Having learned under the tutelage of my mentor, Mark Gabehart in Edgewood ISD all about HOTS, I knew that this wasn’t a good strategy. So, I took over computer lab activities for my students, focusing on HOTS activities. In time, HOTS activities became the rule for the computer lab, as success became evident.After the paraeducator saw the students succeed, she changed her tune and became supportive/positive. Of course, I wasn’t right about everything. At the time, I was not a phonics proponent due to some of the ideas my professors shared in my graduate degree studies (Master’s in BBL with ESL concentration), so I overruled her on that. I wish I had not.
So we were both right and wrong. Darn that phonics research. 🙂
What this does mean, though, is that this happens with students of color. I know it also was happening to differing degrees across the district with Black students. It is what led to Mt. Pleasant ISD’s investment in technology and staff (I was one of them) to make big changes. Kudos to the leadership then.
Ok, continuing…
- Definition of Culturally Responsive Teaching (CRT)
- An educator’s ability to:
- recognize students’ cultural displays of learning and meaning making
- respond positively to displays of learning
- use approaches that rely on cultural knowledge
- scaffold and connect students’ prior knowledge to new concepts and content
- promote effective information processing
- understand the power of relationships and SEL in creating a safe learning space
- CRT can strengthen student connectedness with school and enhance learning
- CRT is a pedagogical approach that is…
- rooted in learning theory and cognitive science
- helps students build intellective (a.k.a. “fluid”) capacity
- Intellective capacity is the increased power the brain creates to process complex info effectively
Miguel: You know, I was a bit surprised to see this idea of intellective capacity. I am looking forward to understanding how it works. I always imagined the brain had power, that we all had the same, and that it merely required learning new processes or ways to interact with information (a la information problem-solving) to gain the benefits.
Having read Willis and Willis’ Research-Based Strategies to Ignite Student Learning, I had a little understanding of the brain. I need to learn more, though. Looking forward to the exploration of the ideas here.
Ready for Rigor
- 1-Awareness
- Every CRT teacher develops a sociopolitical, consciousness, an understanding that we live in a racialized society that gives unearned privilege to some while others experienced unearned disadvantage because of race, gender, class, or race. (read my reflection about this in another blog entry)

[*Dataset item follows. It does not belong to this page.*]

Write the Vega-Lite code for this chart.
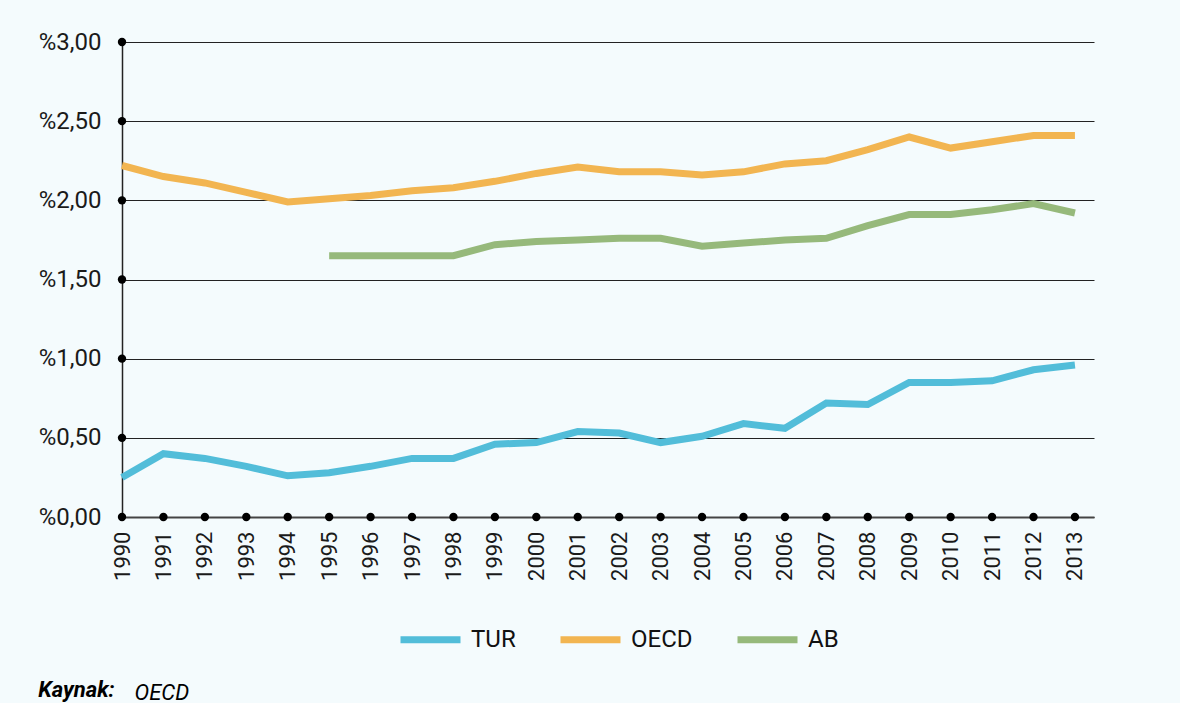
{
  "$schema": "https://vega.github.io/schema/vega-lite/v6.json",
  "width": 972,
  "height": 475,
  "padding": {"left": 38, "top": 30, "right": 86, "bottom": 0},
  "background": "#f4fbfd",
  "config": {
    "view": {"stroke": null},
    "font": "Roboto",
    "axis": {"labelFont": "Roboto", "labelColor": "#1a1a1a"}
  },
  "title": {
    "text": "Kaynak:",
    "orient": "bottom",
    "anchor": "start",
    "frame": "bounds",
    "offset": -23,
    "font": "Roboto",
    "fontSize": 22,
    "fontWeight": "bold",
    "fontStyle": "italic",
    "color": "#000000"
  },
  "datasets": {
    "series": [
      {"year": 1990, "country": "TUR", "value": 0.25},
      {"year": 1991, "country": "TUR", "value": 0.40},
      {"year": 1992, "country": "TUR", "value": 0.37},
      {"year": 1993, "country": "TUR", "value": 0.32},
      {"year": 1994, "country": "TUR", "value": 0.26},
      {"year": 1995, "country": "TUR", "value": 0.28},
      {"year": 1996, "country": "TUR", "value": 0.32},
      {"year": 1997, "country": "TUR", "value": 0.37},
      {"year": 1998, "country": "TUR", "value": 0.37},
      {"year": 1999, "country": "TUR", "value": 0.46},
      {"year": 2000, "country": "TUR", "value": 0.47},
      {"year": 2001, "country": "TUR", "value": 0.54},
      {"year": 2002, "country": "TUR", "value": 0.53},
      {"year": 2003, "country": "TUR", "value": 0.47},
      {"year": 2004, "country": "TUR", "value": 0.51},
      {"year": 2005, "country": "TUR", "value": 0.59},
      {"year": 2006, "country": "TUR", "value": 0.56},
      {"year": 2007, "country": "TUR", "value": 0.72},
      {"year": 2008, "country": "TUR", "value": 0.71},
      {"year": 2009, "country": "TUR", "value": 0.85},
      {"year": 2010, "country": "TUR", "value": 0.85},
      {"year": 2011, "country": "TUR", "value": 0.86},
      {"year": 2012, "country": "TUR", "value": 0.93},
      {"year": 2013, "country": "TUR", "value": 0.96},
      {"year": 1990, "country": "OECD", "value": 2.22},
      {"year": 1991, "country": "OECD", "value": 2.15},
      {"year": 1992, "country": "OECD", "value": 2.11},
      {"year": 1993, "country": "OECD", "value": 2.05},
      {"year": 1994, "country": "OECD", "value": 1.99},
      {"year": 1995, "country": "OECD", "value": 2.01},
      {"year": 1996, "country": "OECD", "value": 2.03},
      {"year": 1997, "country": "OECD", "value": 2.06},
      {"year": 1998, "country": "OECD", "value": 2.08},
      {"year": 1999, "country": "OECD", "value": 2.12},
      {"year": 2000, "country": "OECD", "value": 2.17},
      {"year": 2001, "country": "OECD", "value": 2.21},
      {"year": 2002, "country": "OECD", "value": 2.18},
      {"year": 2003, "country": "OECD", "value": 2.18},
      {"year": 2004, "country": "OECD", "value": 2.16},
      {"year": 2005, "country": "OECD", "value": 2.18},
      {"year": 2006, "country": "OECD", "value": 2.23},
      {"year": 2007, "country": "OECD", "value": 2.25},
      {"year": 2008, "country": "OECD", "value": 2.32},
      {"year": 2009, "country": "OECD", "value": 2.40},
      {"year": 2010, "country": "OECD", "value": 2.33},
      {"year": 2011, "country": "OECD", "value": 2.37},
      {"year": 2012, "country": "OECD", "value": 2.41},
      {"year": 2013, "country": "OECD", "value": 2.41},
      {"year": 1995, "country": "AB", "value": 1.65},
      {"year": 1996, "country": "AB", "value": 1.65},
      {"year": 1997, "country": "AB", "value": 1.65},
      {"year": 1998, "country": "AB", "value": 1.65},
      {"year": 1999, "country": "AB", "value": 1.72},
      {"year": 2000, "country": "AB", "value": 1.74},
      {"year": 2001, "country": "AB", "value": 1.75},
      {"year": 2002, "country": "AB", "value": 1.76},
      {"year": 2003, "country": "AB", "value": 1.76},
      {"year": 2004, "country": "AB", "value": 1.71},
      {"year": 2005, "country": "AB", "value": 1.73},
      {"year": 2006, "country": "AB", "value": 1.75},
      {"year": 2007, "country": "AB", "value": 1.76},
      {"year": 2008, "country": "AB", "value": 1.84},
      {"year": 2009, "country": "AB", "value": 1.91},
      {"year": 2010, "country": "AB", "value": 1.91},
      {"year": 2011, "country": "AB", "value": 1.94},
      {"year": 2012, "country": "AB", "value": 1.98},
      {"year": 2013, "country": "AB", "value": 1.92}
    ],
    "xdots": [
      {"year": 1990, "value": 0}, {"year": 1991, "value": 0}, {"year": 1992, "value": 0},
      {"year": 1993, "value": 0}, {"year": 1994, "value": 0}, {"year": 1995, "value": 0},
      {"year": 1996, "value": 0}, {"year": 1997, "value": 0}, {"year": 1998, "value": 0},
      {"year": 1999, "value": 0}, {"year": 2000, "value": 0}, {"year": 2001, "value": 0},
      {"year": 2002, "value": 0}, {"year": 2003, "value": 0}, {"year": 2004, "value": 0},
      {"year": 2005, "value": 0}, {"year": 2006, "value": 0}, {"year": 2007, "value": 0},
      {"year": 2008, "value": 0}, {"year": 2009, "value": 0}, {"year": 2010, "value": 0},
      {"year": 2011, "value": 0}, {"year": 2012, "value": 0}, {"year": 2013, "value": 0}
    ],
    "ydots": [
      {"year": 1990, "value": 0.5}, {"year": 1990, "value": 1.0}, {"year": 1990, "value": 1.5},
      {"year": 1990, "value": 2.0}, {"year": 1990, "value": 2.5}, {"year": 1990, "value": 3.0}
    ]
  },
  "encoding": {
    "x": {
      "field": "year",
      "type": "quantitative",
      "scale": {"domain": [1990, 2013.46], "nice": false, "zero": false},
      "axis": {
        "title": "OECD",
        "titleX": 12,
        "titleY": 175,
        "titleAlign": "left",
        "titleBaseline": "middle",
        "titleFont": "Roboto",
        "titleFontSize": 22,
        "titleFontStyle": "italic",
        "titleFontWeight": "normal",
        "titleColor": "#000000",
        "values": [1990,1991,1992,1993,1994,1995,1996,1997,1998,1999,2000,2001,2002,2003,2004,2005,2006,2007,2008,2009,2010,2011,2012,2013],
        "format": "d",
        "labelAngle": -90,
        "labelAlign": "right",
        "labelBaseline": "middle",
        "labelFontSize": 22,
        "labelPadding": 14,
        "ticks": false,
        "grid": false,
        "domainColor": "#444444",
        "domainWidth": 2,
        "labelOverlap": false,
        "labelFlush": false
      }
    },
    "y": {
      "field": "value",
      "type": "quantitative",
      "scale": {"domain": [0, 3], "nice": false},
      "axis": {
        "title": null,
        "values": [0, 0.5, 1, 1.5, 2, 2.5, 3],
        "labelExpr": "'%' + replace(format(datum.value, '.2f'), '.', ',')",
        "labelFontSize": 24,
        "labelPadding": 21,
        "ticks": false,
        "grid": true,
        "gridColor": "#222222",
        "gridWidth": 1.2,
        "domainColor": "#222222",
        "domainWidth": 1.5
      }
    }
  },
  "layer": [
    {
      "data": {"name": "series"},
      "mark": {"type": "line", "strokeWidth": 7, "strokeCap": "butt", "strokeJoin": "miter"},
      "encoding": {
        "color": {
          "field": "country",
          "type": "nominal",
          "scale": {"domain": ["TUR", "OECD", "AB"], "range": ["#52bdd9", "#f2b551", "#96b97b"]},
          "legend": {
            "title": null,
            "orient": "none",
            "direction": "horizontal",
            "legendX": 275,
            "legendY": 564,
            "symbolType": "stroke",
            "symbolSize": 3600,
            "symbolStrokeWidth": 7,
            "labelFontSize": 24,
            "labelFont": "Roboto",
            "labelColor": "#111111",
            "labelOffset": 7,
            "columnPadding": 30,
            "padding": 0
          }
        }
      }
    },
    {
      "data": {"name": "xdots"},
      "mark": {"type": "point", "filled": true, "color": "#000000", "size": 70, "opacity": 1}
    },
    {
      "data": {"name": "ydots"},
      "mark": {"type": "point", "filled": true, "color": "#000000", "size": 70, "opacity": 1}
    }
  ]
}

- In addition, CRT teachers are
- Aware of the role schools play in perpetuating/maintaining this system of advantages for some, disadvantages for others
- Impact of their own cultural lens on interpreting and evaluating students individual/collective behavior that might lead to low expectations or under valuing the knowledge and skills they bring to school [ouch]
- 2-Learning Partnerships
- Building trust with students across differences so that the teacher is able to create a social-emotional partnership for deeper learning
- Establish authentic connections with students that build mutual trust and respect
- Leverage the trust bond to higher expectations
- Give feedback in emotionally intelligent ways
- Hold students to high standards
- 3-Information Processing
- How to strengthen students’ intellective capacity so that they can engage in deeper, more complex learning.
- The CRT teacher assists students in processing what they are learning. They do this by:
- mediating student learning (based on what they know about how the brain learns and students’ cultural models)
- Outlining processess, strategies, tactics, tools for engaging students in high-leverage social and instructional activities that over time build HOTS
- Teachers learn how to:
- understand how culture impacts the brain’s information processing
- orchestrate learning so it builds students’ brain power in culturally congruent ways
- Use brain-based info processing strategies common to oral cultures
- 4-Community Building
- Create an environment that feels socially and intellectually safe for dependent learners to stretch themselves and take risks
- The physical setup of our classroom is an extension of the teachers’s worldview or the dominant culture. [Emphasis mine. Wow, gobsmacked]
- Teachers need to:
- integrate universal cultural elements and themes into the classroom
- use cultural practices to create a socially/intellectually safe space
- set up rituals and routines that reinforce self-directed learning and academic identity.
- Students need to develop the cognitive skills and processes that help them become independent learners.
- Culturally responsive teaching is a powerful tool to help dependent learners develop the cognitive skills for higher order thinking
Reflections
Information processing also makes me think of the Big 6 Information Problem-Solving Process, not to mention critical thinking.
The Awareness portion ticks me off. It reminds me of how little I learned in school that was true, accurate, and I suspect that some teachers won’t be signing on if they have to understand that…
“…we live in a racialized society that gives unearned privilege to some while others experienced unearned disadvantage because of race, gender, class, or race.”
Of course, the first step in any change is acknowledging you have a problem. After all, you can’t get salvation if you don’t first see that you’re a sinner, right? Isn’t that how it goes? Admit, believe, commit?